Most entrepreneurs are too embarrassed to admit when someone has hoodwinked them. But I’m not ashamed to admit I got fooled by Eric. And over my 35+ year career, I’ve seen it happen a lot of other entrepreneurs.

I have three pieces of hard-earned advice for business owners to consider when thinking about who they let get access to them and their business.

#1: Watch out for your blind spot.

As smart and perceptive as most entrepreneurs are, many of us have a blind spot, particularly when it comes to praise.

As Vicky said, Eric knew how to “work people” in just the right way, to get them to open up their corporate drawbridge and allow an opportunist to walk right into the castle. And Eric was clever, charming, and enterprising enough, to work his way from the forecourt into a seat at the roundtable—or at least the barstool—next to the owner.

Successful entrepreneurs often let the wrong person into their inner circle. And that ambitious individual not only ends up getting their words into your ear, but their hands into your pockets and tentacles into your trade secrets.

While some individuals are real scammers, most entrepreneurs are smart enough to catch the professional con artists before they set foot in the door.

But the harder to detect individuals are the ones that aren’t pros, but instead just charmers. These unconscious manipulators don’t always have a premeditative game plan other than to cozy up to you. Once they get inside your organization and realize they don’t have the right stuff to stay for long, they’ll use you as a stepping stone instead for their next corporate heist.

Whenever I meet or interview a new employee candidate, consultant, or vendor that makes me feel good right off the bat, I ask myself, “Is this person working in my blind spot?” And as a double-check, I’ll bring in some of my other colleagues to kick the tires and look under the hood.

#2: Don’t mistake connection for contribution.

The error that I see many entrepreneurs and business owners make — including myself — is mistaking their instant connection to someone as a sign of a good fit for their organization. Just because someone “gets” you or supports your vision doesn’t mean they’d be able to add substantial value to your enterprise.

However, the master manipulators know how to use just the right amount of flattery to catch your ear. These charmers are not always evil people. But, they’ve spent a lifetime talking their way into and out of challenging situations—from getting dates to free drinks at the bar to landing a job in the right companies.

However, I’ve since learned not to mistake charm for fit or personal connection for business results.

#3: Recognize the difference between someone “wanting to work for you” versus someone “wanting to be you.

It took me a long time to realize that Eric wasn’t interested in “working for me” as much as “he wanted to be me.” I know this sounds vain and self-important, or like a creepy scene out of The Talented Mr.
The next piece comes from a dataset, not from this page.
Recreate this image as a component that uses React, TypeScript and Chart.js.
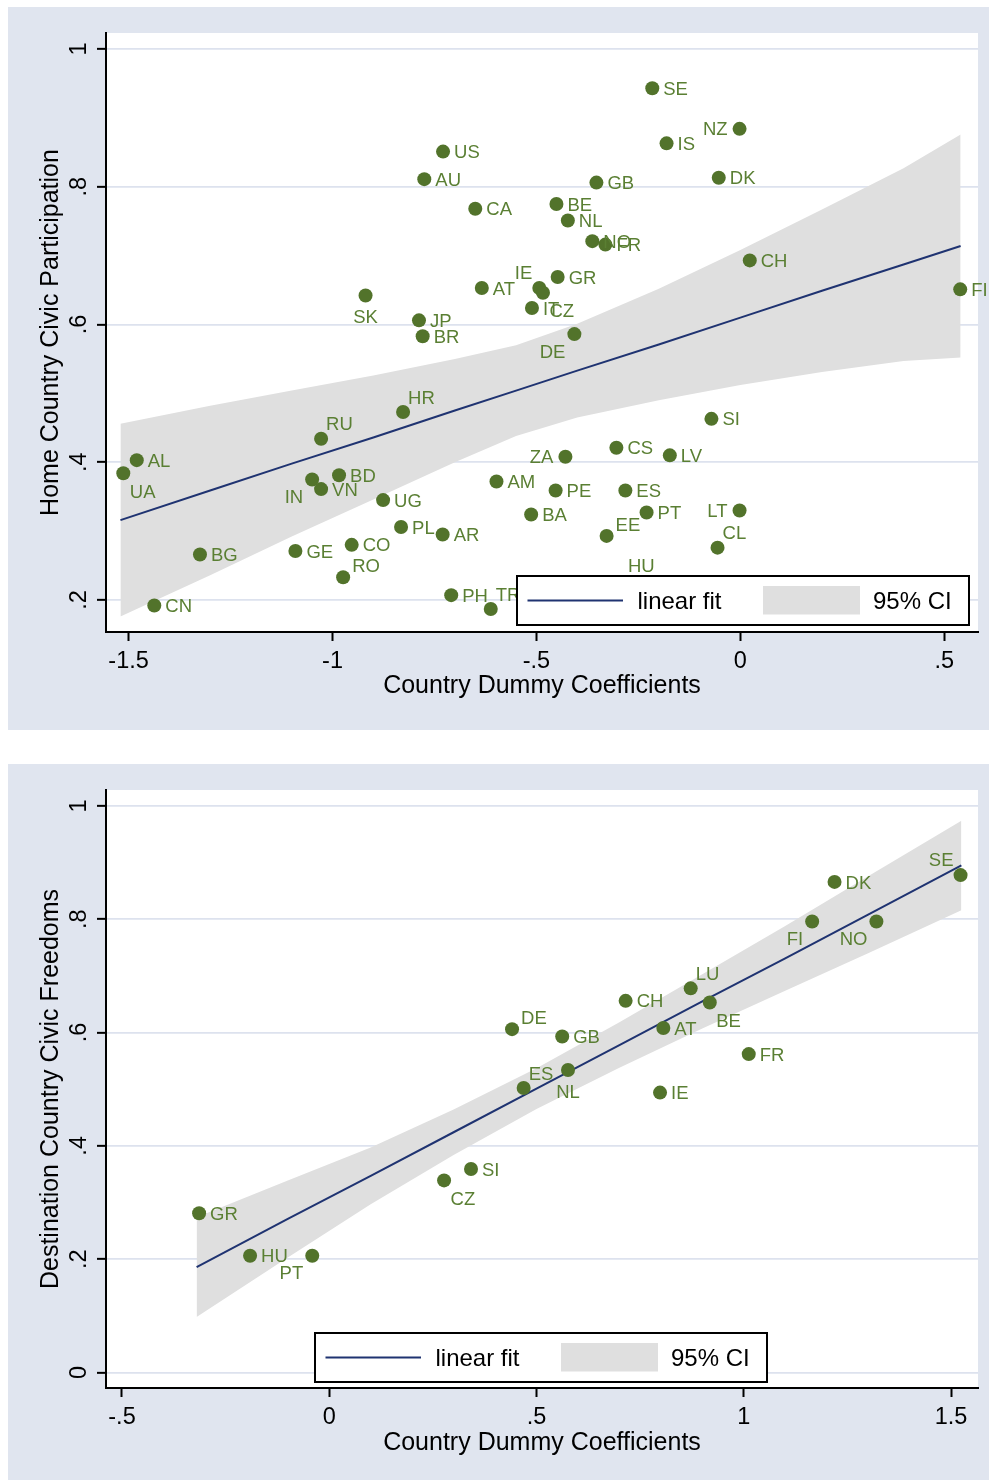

Ripley movie with Matt Damon and Jude Law. But that is what I and many others saw happening in our firm.

It’s also what Vicky forewarned me about, but I couldn’t see it because Eric’s praise blinded my better judgment.

Most leaders start their businesses from humble and hardscrabble beginnings. But they often make their success look easy when they speak in public— as if selling a vision is all that’s required.

But it’s important to recognize that this visionary part is not only attractive — but charismatic and evangelistic — to some enterprising individuals who believe they too could be preachers of the business gospel. But while they may have that gift of gab, they can’t be of actual value to your organization unless they’ve put in their time, honed their skills, and mastered their craft.

People-believers beware

I’m not a fear-based thinker. I’m an optimist and believer in people, which is why I have to watch myself around some characters who try to butter me up with compliments or a pseudo-connection.

I got duped by Eric. And his involvement in the firm caused my colleagues and me a lot of pain. I now pay more attention to when someone reaches out to me and showers me with praise. I’ve learned to dismiss the flattery and focus on their skills and to discern what they’re truly after.

And I encourage all my business owner clients and entrepreneurial friends to do the same.